SHORT TASK -
Scan the data beneath this task and copy each line that includes "with".

================

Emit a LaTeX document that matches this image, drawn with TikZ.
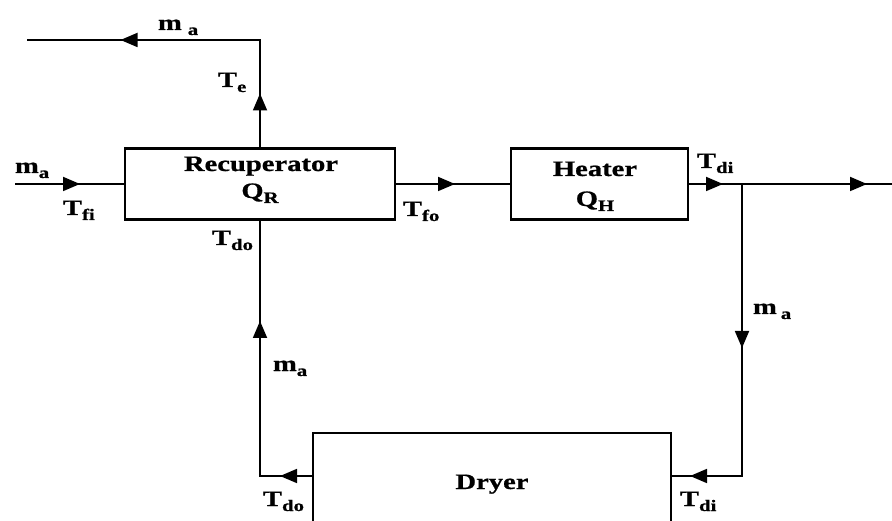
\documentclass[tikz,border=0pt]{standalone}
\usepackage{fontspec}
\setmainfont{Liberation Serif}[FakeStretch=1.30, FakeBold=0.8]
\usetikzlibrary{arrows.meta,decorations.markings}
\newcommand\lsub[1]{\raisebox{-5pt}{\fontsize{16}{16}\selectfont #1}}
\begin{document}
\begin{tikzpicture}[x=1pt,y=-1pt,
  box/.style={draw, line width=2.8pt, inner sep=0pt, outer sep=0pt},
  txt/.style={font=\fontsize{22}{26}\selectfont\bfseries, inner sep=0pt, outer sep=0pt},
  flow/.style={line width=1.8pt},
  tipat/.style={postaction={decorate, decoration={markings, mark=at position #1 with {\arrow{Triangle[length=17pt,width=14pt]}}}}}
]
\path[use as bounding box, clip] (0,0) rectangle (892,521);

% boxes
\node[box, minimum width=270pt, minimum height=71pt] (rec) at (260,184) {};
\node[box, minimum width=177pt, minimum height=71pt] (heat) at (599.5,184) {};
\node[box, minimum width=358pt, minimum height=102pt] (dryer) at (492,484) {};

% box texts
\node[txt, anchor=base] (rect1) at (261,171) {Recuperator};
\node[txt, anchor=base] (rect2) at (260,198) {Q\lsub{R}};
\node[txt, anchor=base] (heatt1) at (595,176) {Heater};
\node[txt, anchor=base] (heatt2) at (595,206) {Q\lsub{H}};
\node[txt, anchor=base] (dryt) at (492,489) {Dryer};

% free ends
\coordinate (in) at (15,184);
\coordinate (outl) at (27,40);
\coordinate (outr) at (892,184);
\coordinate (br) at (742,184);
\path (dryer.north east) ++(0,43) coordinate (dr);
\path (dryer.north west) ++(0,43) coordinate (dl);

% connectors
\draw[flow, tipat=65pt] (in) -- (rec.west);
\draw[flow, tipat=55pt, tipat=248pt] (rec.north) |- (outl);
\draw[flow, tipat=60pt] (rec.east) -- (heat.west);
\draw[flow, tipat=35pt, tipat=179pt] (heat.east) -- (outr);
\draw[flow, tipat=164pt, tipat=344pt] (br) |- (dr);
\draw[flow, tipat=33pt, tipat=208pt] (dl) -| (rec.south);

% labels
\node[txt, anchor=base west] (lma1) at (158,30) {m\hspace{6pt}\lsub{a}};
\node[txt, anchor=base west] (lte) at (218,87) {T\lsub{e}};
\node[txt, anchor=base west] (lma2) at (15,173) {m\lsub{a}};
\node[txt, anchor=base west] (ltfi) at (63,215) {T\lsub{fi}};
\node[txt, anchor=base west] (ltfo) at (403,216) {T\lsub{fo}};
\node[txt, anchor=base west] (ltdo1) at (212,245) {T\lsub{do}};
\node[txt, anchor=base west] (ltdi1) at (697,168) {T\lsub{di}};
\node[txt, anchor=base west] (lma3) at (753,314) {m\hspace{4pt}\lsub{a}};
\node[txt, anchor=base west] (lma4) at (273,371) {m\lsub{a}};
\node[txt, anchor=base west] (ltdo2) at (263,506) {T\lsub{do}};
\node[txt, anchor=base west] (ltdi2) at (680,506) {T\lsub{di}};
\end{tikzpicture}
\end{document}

================

EXERCISE ANSWER -
Emit a LaTeX document that matches this image, drawn with TikZ.
  tipat/.style={postaction={decorate, decoration={markings, mark=at position #1 with {\arrow{Triangle[length=17pt,width=14pt]}}}}}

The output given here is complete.